Technically, Keane said, the government could reinstate the counts the prosecution dismissed without prejudice. In all likelihood, he said, not only would the government not do that – double jeopardy could easily apply – it wouldn't go after Bonds' friend and trainer, Greg Anderson, who spent more than a year in jail refusing to testify against Bonds.
"If you're a prosecutor, you finish a case and move on," said Keane, who spent seven years as a federal prosecutor. "[Assistant U.S. Attorney Matthew] Parrella's got another 20 cases in his filing cabinet."
The opportunity will be there. The only question is: Will Barry Bonds want to take it? Will he have grown enough as a person to acknowledge and own his faults, to show vulnerability to a fan base that regarded him as superhuman, to ask back into the game because he understands it wants to ask him back, too? Will he emerge from this a different person? Is his offer to pay for the college education of the children of Bryan Stow, the Giants fan who suffered a severe beating at Dodger Stadium, a sign of a new Bonds – the one who received a lessened sentence from Judge Susan Illston thanks to his charitable work?
Because if this experience can in any way humble Bonds, disrobe him of the egotism that, combined with his flouting of the rules, made him sports villain No. 1, he can return like McGwire. Never will Bonds lose the steroid stigma. He forged that unbreakable bond too long ago for it to disappear. But there is a place for him in baseball.
Look around the sport. There is a place for Alex Rodriguez, there may be a place for Manny Ramirez and there was a place for Andy Pettitte. Perhaps none will end up in the Hall of Fame because of their misdeeds, but the great moments that millions of people associate with their names are too numerous to deny.
The same feelings surround Ryan Braun, who reportedly set records of a different variety lately: testosterone-to-epitestosterone ratio. A follow-up test showed synthetic testosterone in his body. He is the newly minted National League MVP, an award Bonds won seven times. Braun also is fighting for his reputation in a performance-enhancing-drug arbitration hearing, hoping he can get off and avoid a 50-game suspension. If he can't, it will be interesting to see his tack when he's empowered to tell the truth: do it or run.

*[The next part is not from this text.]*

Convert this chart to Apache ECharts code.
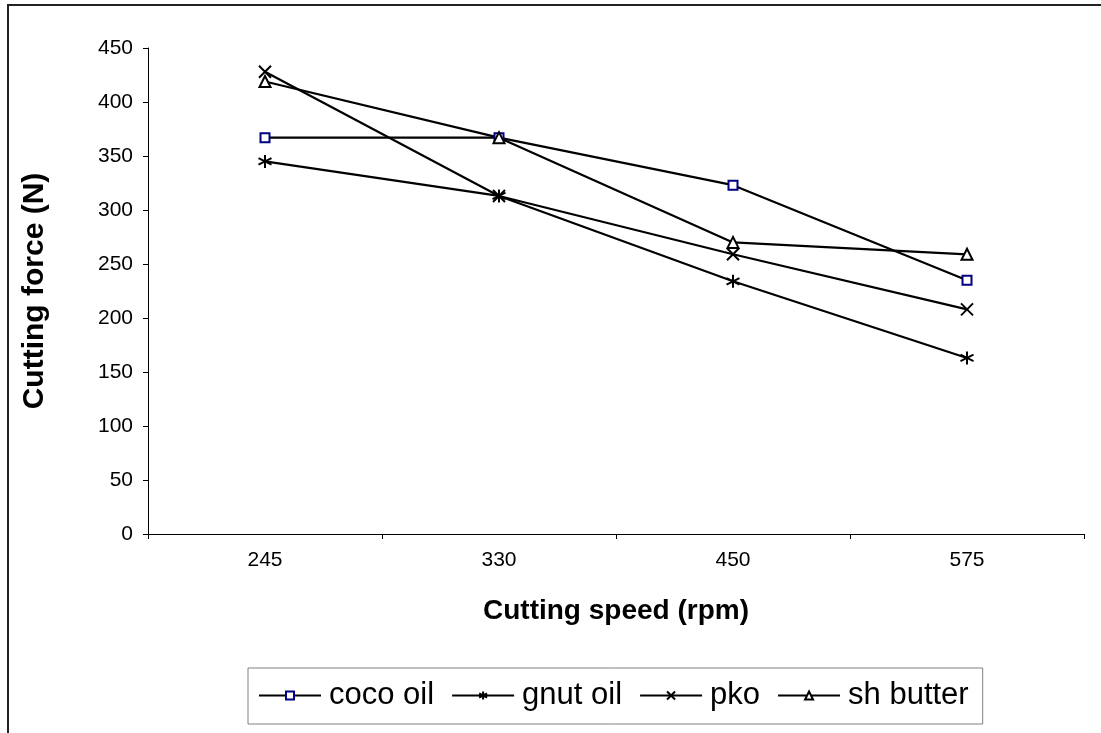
<!DOCTYPE html>
<html>
<head>
<meta charset="utf-8">
<script src="https://cdn.jsdelivr.net/npm/echarts@6/dist/echarts.min.js"></script>
<style>
  html, body { margin: 0; padding: 0; background: #fff; }
  #chart { width: 1101px; height: 733px; }
</style>
</head>
<body>
<div id="chart"></div>
<script>
// Cutting speed categories (rpm)
const speeds = ['245', '330', '450', '575'];

// Cutting force (N) per lubricant
const cocoOil = [367, 367, 323, 235];
const gnutOil = [345, 313, 234, 163];
const pko = [428, 313, 259, 208];
const shButter = [419, 367, 270, 259];

const FONT = '"Liberation Sans", Arial, sans-serif';

const starPath = 'path://M5,0L5,10M0.7,2.5L9.3,7.5M0.7,7.5L9.3,2.5';
const crossPath = 'path://M0,0L10,10M0,10L10,0';

function lineSeries(name, data, symbol, size, fill, stroke) {
  return {
    name: name,
    type: 'line',
    data: data,
    symbol: symbol,
    symbolSize: size,
    showAllSymbol: true,
    lineStyle: { color: '#000', width: 2.2 },
    itemStyle: { color: fill, borderColor: stroke, borderWidth: 2 },
    emphasis: { disabled: true },
    z: 3
  };
}

const chart = echarts.init(document.getElementById('chart'), null, { renderer: 'canvas' });

chart.setOption({
  animation: false,
  backgroundColor: '#fff',
  graphic: [{
    type: 'rect',
    shape: { x: 8, y: 5, width: 1200, height: 800 },
    style: { fill: 'none', stroke: '#222', lineWidth: 2 },
    silent: true,
    z: -1
  }],
  grid: { left: 148, right: 17, top: 48, bottom: 199 },
  xAxis: {
    type: 'category',
    data: speeds,
    boundaryGap: true,
    name: 'Cutting speed (rpm)',
    nameLocation: 'middle',
    nameGap: 63,
    nameTextStyle: { fontFamily: FONT, fontSize: 28, fontWeight: 'bold', color: '#000' },
    axisLine: { lineStyle: { color: '#000', width: 1 } },
    axisTick: { show: true, length: 5, lineStyle: { color: '#000' } },
    axisLabel: { fontFamily: FONT, fontSize: 21, color: '#000', margin: 16 },
    splitLine: { show: false }
  },
  yAxis: {
    type: 'value',
    min: 0,
    max: 450,
    interval: 50,
    name: 'Cutting force (N)',
    nameLocation: 'middle',
    nameGap: 98,
    nameRotate: 90,
    nameTextStyle: { fontFamily: FONT, fontSize: 30, fontWeight: 'bold', color: '#000' },
    axisLine: { show: true, lineStyle: { color: '#000', width: 1 } },
    axisTick: { show: true, length: 5, lineStyle: { color: '#000' } },
    axisLabel: { fontFamily: FONT, fontSize: 21, color: '#000', margin: 15 },
    splitLine: { show: false }
  },
  legend: {
    left: 248,
    top: 668,
    orient: 'horizontal',
    itemWidth: 62,
    itemHeight: 10,
    itemGap: 17,
    padding: [12, 14, 13, 10],
    borderColor: '#808080',
    borderWidth: 1,
    textStyle: { fontFamily: FONT, fontSize: 31, color: '#000', padding: [0, 0, 0, 3] },
    data: ['coco oil', 'gnut oil', 'pko', 'sh butter']
  },
  series: [
    lineSeries('coco oil', cocoOil, 'rect', 9, '#fff', '#000080'),
    lineSeries('gnut oil', gnutOil, starPath, 13, '#000', '#000'),
    lineSeries('pko', pko, crossPath, 12, '#000', '#000'),
    lineSeries('sh butter', shButter, 'triangle', 11, '#fff', '#000')
  ]
});
</script>
</body>
</html>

Hopefully, he would look at the past and know that running never works. It's got Barry Bonds where he is today: exiled from the game he loves, still vilified and minus nearly a decade of his life lost to a case that merited nowhere near that much time. Those years aren't coming back. Some fans may hate him forever. But Barry Bonds can return to baseball – on his own terms.
The truth will set him free.
Hopefully, he'll have the courage to tell it.